Milgram summarized the experiment in his 1974 article, "The Perils of Obedience", writing:
The legal and philosophic aspects of obedience are of enormous importance, but they say very little about how most people behave in concrete situations. I set up a simple experiment at Yale University to test how much pain an ordinary citizen would inflict on another person simply because he was ordered to by an experimental scientist. Stark authority was pitted against the subjects' [participants'] strongest moral imperatives against hurting others, and, with the subjects' [participants'] ears ringing with the screams of the victims, authority won more often than not. The extreme willingness of adults to go to almost any lengths on the command of an authority constitutes the chief finding of the study and the fact most urgently demanding explanation.
Ordinary people, simply doing their jobs, and without any particular hostility on their part, can become agents in a terrible destructive process. Moreover, even when the destructive effects of their work become patently clear, and they are asked to carry out actions incompatible with fundamental standards of morality, relatively few people have the resources needed to resist authority.
The Milgram Experiment 
My friend Sara concluded that, based on the Stanford Prison Experiment, "there may just be something innately cruel in the human animal when it is in a position of power." I did not think to mention to Sara at the time that there is a wonderful line in Shakespeare's Measure for Measure when Isabella complains about the Duke's abuse of his powers: "Oh, it is excellent to have a giant's strength. But it is tyrannous to use it as a giant." That great humanist Shakespeare understood quite a bit about human nature and how power can corrupt, but even he probably would have been shocked at the actions of the Uintah Elementary School officials in Salt Lake City who took food away from children without adequate funds on account to pay for it.

As Sara reminded me today, "
The real problem is trying to figure out why that happens."

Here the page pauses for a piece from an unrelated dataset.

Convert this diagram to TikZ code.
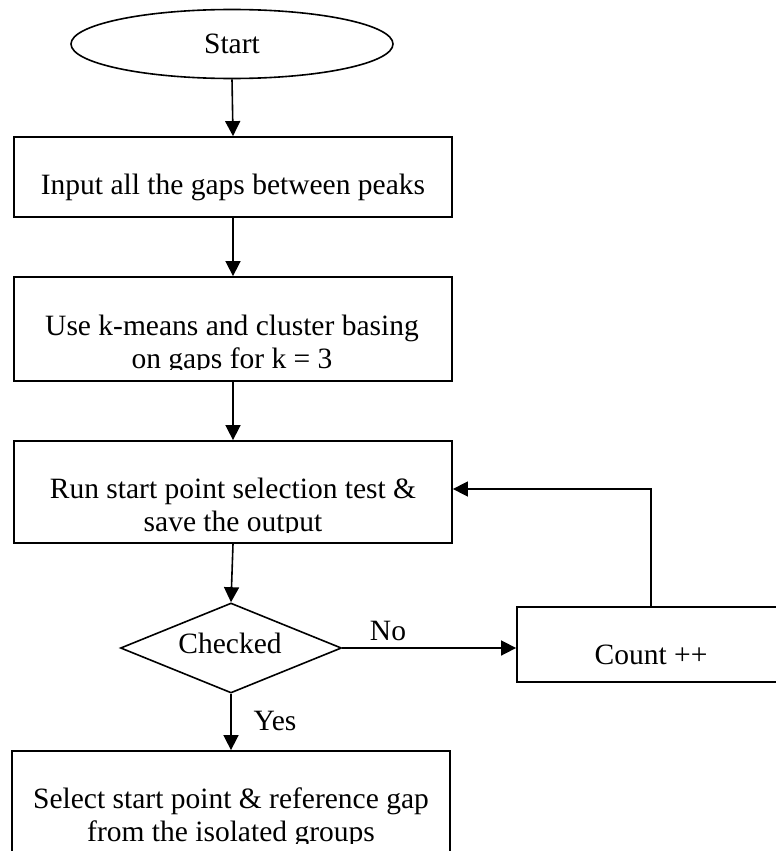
\documentclass[tikz,border=0pt]{standalone}
\usepackage{fontspec}
\setmainfont{Liberation Serif}
\usetikzlibrary{shapes.geometric,arrows.meta}
\begin{document}
\begin{tikzpicture}[x=1pt,y=-1pt,
  box/.style={draw,line width=1.8pt,rectangle,inner sep=0pt},
  txt/.style={anchor=base,inner sep=0pt,font=\fontsize{29.5}{33}\selectfont},
  arr/.style={line width=1.6pt,-{Triangle[length=15pt,width=15pt]}},
  ]
\useasboundingbox (0,0) rectangle (776,851);
\clip (0,0) rectangle (776,851);

% shapes
\node[ellipse,draw,line width=1.6pt,minimum width=322pt,minimum height=69pt,inner sep=0pt] (start) at (232,44) {};
\node[box,minimum width=438pt,minimum height=80pt] (b1) at (233,177) {};
\node[box,minimum width=438pt,minimum height=104pt] (b2) at (233,329) {};
\node[box,minimum width=438pt,minimum height=102pt] (b3) at (233,492) {};
\node[diamond,draw,line width=1.6pt,minimum width=221pt,minimum height=90pt,inner sep=0pt] (dec) at (231,648) {};
\node[box,minimum width=268pt,minimum height=75pt] (count) at (651,644.5) {};
\node[box,minimum width=438pt,minimum height=120pt] (bot) at (231,811) {};

% texts
\node[txt] (tstart) at (232,54) {Start};
\node[txt] (t1) at (233,194) {Input all the gaps between peaks};
\node[txt] (t2a) at (232,335) {Use k-means and cluster basing};
\begin{scope}
  \clip (14,277) rectangle (452,369.5);
  \node[txt] (t2b) at (232,368) {on gaps for k = 3};
\end{scope}
\node[txt] (t3a) at (233,498) {Run start point selection test \&};
\begin{scope}
  \clip (14,441) rectangle (452,532.5);
  \node[txt] (t3b) at (233,531) {save the output};
\end{scope}
\node[txt] (tchk) at (230,653) {Checked};
\node[txt] (tcount) at (651,664) {Count ++};
\node[txt] (t4a) at (231,808) {Select start point \& reference gap};
\begin{scope}
  \clip (12,751) rectangle (450,843.5);
  \node[txt] (t4b) at (231,841) {from the isolated groups};
\end{scope}
\node[txt] (tno) at (388,640) {No};
\node[txt] (tyes) at (275,730) {Yes};

% connectors
\draw[arr] (start.south) -- (b1.north);
\draw[arr] (b1.south) -- (b2.north);
\draw[arr] (b2.south) -- (b3.north);
\draw[arr] (b3.south) -- (dec.north);
\draw[arr] (dec.east) -- (dec.east -| count.west);
\draw[arr] (dec.south) -- (bot.north);
\draw[arr] (count.north) |- ([yshift=3pt]b3.east);
\end{tikzpicture}
\end{document}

Milgram found that most people will become Eichmanns given the right set of cultural cues. In Milgram's case, those cultural cues were in the form of a supposedly scientific authority issuing orders in the name of science. In this case, a culture that says that money is more important that feeding young children combines with a culture that says employees must never under any circumstances challenge or question the orders of their superiors to produce a vignette from which all but the least squeamish recoil in horror.

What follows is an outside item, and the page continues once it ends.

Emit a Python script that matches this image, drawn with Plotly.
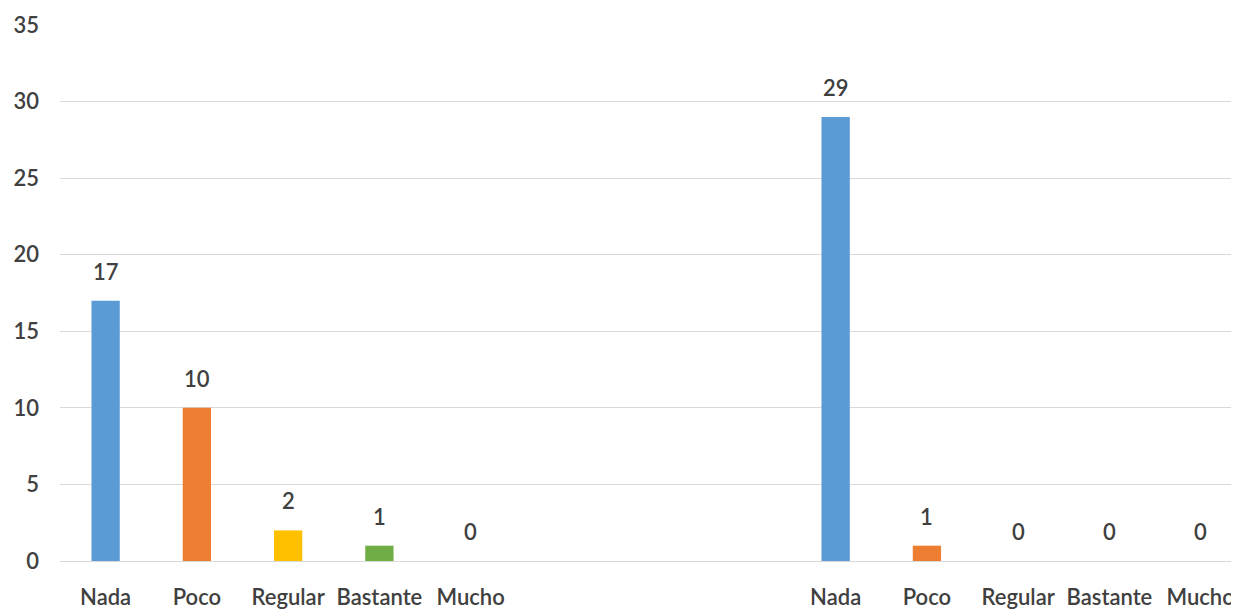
import plotly.graph_objects as go

categories = ["Nada", "Poco", "Regular", "Bastante", "Mucho"]
group1_values = [17, 10, 2, 1, 0]
group2_values = [29, 1, 0, 0, 0]
colors = ["#5B9BD5", "#ED7D31", "#FFC000", "#70AD47", "#A5A5A5"]
y_ticks = [0, 5, 10, 15, 20, 25, 30, 35]

GAP = 3  # empty slots between the two groups
n = len(categories)
x1 = list(range(n))
x2 = [i + n + GAP for i in range(n)]
xs = x1 + x2
vals = group1_values + group2_values
cols = colors + colors
labels = categories + categories

font_family = "Lato, Open Sans, sans-serif"
text_color = "#404040"
fw = 600
fs = 22

fig = go.Figure()
fig.add_trace(go.Bar(
    x=xs, y=vals, marker=dict(color=cols, line=dict(width=0)),
    width=0.31, showlegend=False, hoverinfo="x+y",
))

for x, v in zip(xs, vals):
    fig.add_annotation(
        x=x, y=v, text=str(v), showarrow=False, yanchor="bottom",
        yshift=14, font=dict(size=fs, color=text_color, family=font_family, weight=fw),
    )

fig.update_layout(
    width=1231, height=602,
    margin=dict(l=52, r=0, t=17, b=49),
    plot_bgcolor="white", paper_bgcolor="white",
    font=dict(family=font_family, color=text_color, size=fs),
)
fig.update_xaxes(
    range=[-0.5, 12.42], tickmode="array", tickvals=xs, ticktext=labels,
    showgrid=False, zeroline=False, showline=False, ticks="",
    tickfont=dict(size=fs, color=text_color, weight=fw), ticklabelstandoff=21,
    automargin=False, ticklabeloverflow="allow",
)
fig.update_yaxes(
    range=[0, 35], tickmode="array", tickvals=y_ticks,
    showgrid=True, gridcolor="#D9D9D9", gridwidth=1,
    zeroline=True, zerolinecolor="#D9D9D9", zerolinewidth=1,
    showline=False, ticks="", tickfont=dict(size=fs, color=text_color, weight=fw),
    ticklabelstandoff=20, automargin=False, ticklabeloverflow="allow",
)

fig.write_html("out.html")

And yet I would challenge my readership to ask themselves this. When is the last time that you yourself were faced with an order you considered morally reprehensible with which you nonetheless held your nose and complied? If you are being honest with yourself, I'd wager it has been far more recent than you would care to admit. Our culture behaves with the utmost brutality and scorn to those who, like Melville's Bartleby, would simply "prefer not to." And thus, we come full circle to that very wise 17th-century epigrammatist La Rochefoucauld's observation that 'Hypocrisy is the tribute that vice pays to virtue.' After we have paid our tributes, perhaps we can use the Uintah episode as an opportunity for self scrutiny, an opportunity to resolve that we shall never henceforth take food from hungry children.